Scientists developed the atomic bomb in secrecy, and it was dropped on Hiroshima and Nagasaki after the Allies called for Japan's unconditional surrender. On 15 August 1945, the Emperor announced that his government had capitulated.
From 1945 until 1952, Japan was occupied by Allied troops under the command of U.S. General Douglas MacArthur. The early postwar years were a time of massive rebuilding. Millions of people were homeless, and millions more were repatriated from the former colonies. The economy was shattered, and mass starvation was a threat.
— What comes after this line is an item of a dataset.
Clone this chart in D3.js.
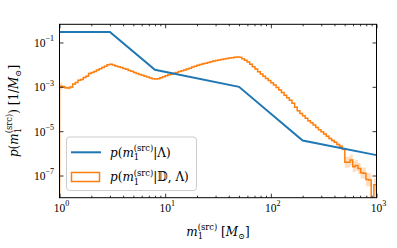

Disillusionment with the cultural and social frameworks of prewar and wartime life was widespread.
The Occupation launched social and cultural reforms, including a democratic constitution and political system, universal adult suffrage, the emperor's renunciation of divinity and separation of religion from state control, agricultural land reform, the dismantling of major economic and industrial combines, the expansion of education, language reform, and expanded civil liberties.
By the mid-1950s, the initial reconstruction of society and economy had largely been accomplished, and the government had built a conservative consensus that the national priorities were economic growth and social stability, which would be achieved through the close cooperation of business and a government directed by bureaucratic elites. After the late 1950s, this "developmental state" created the social, economic, and political contexts in which ordinary people could experience middle-class urban lifestyles.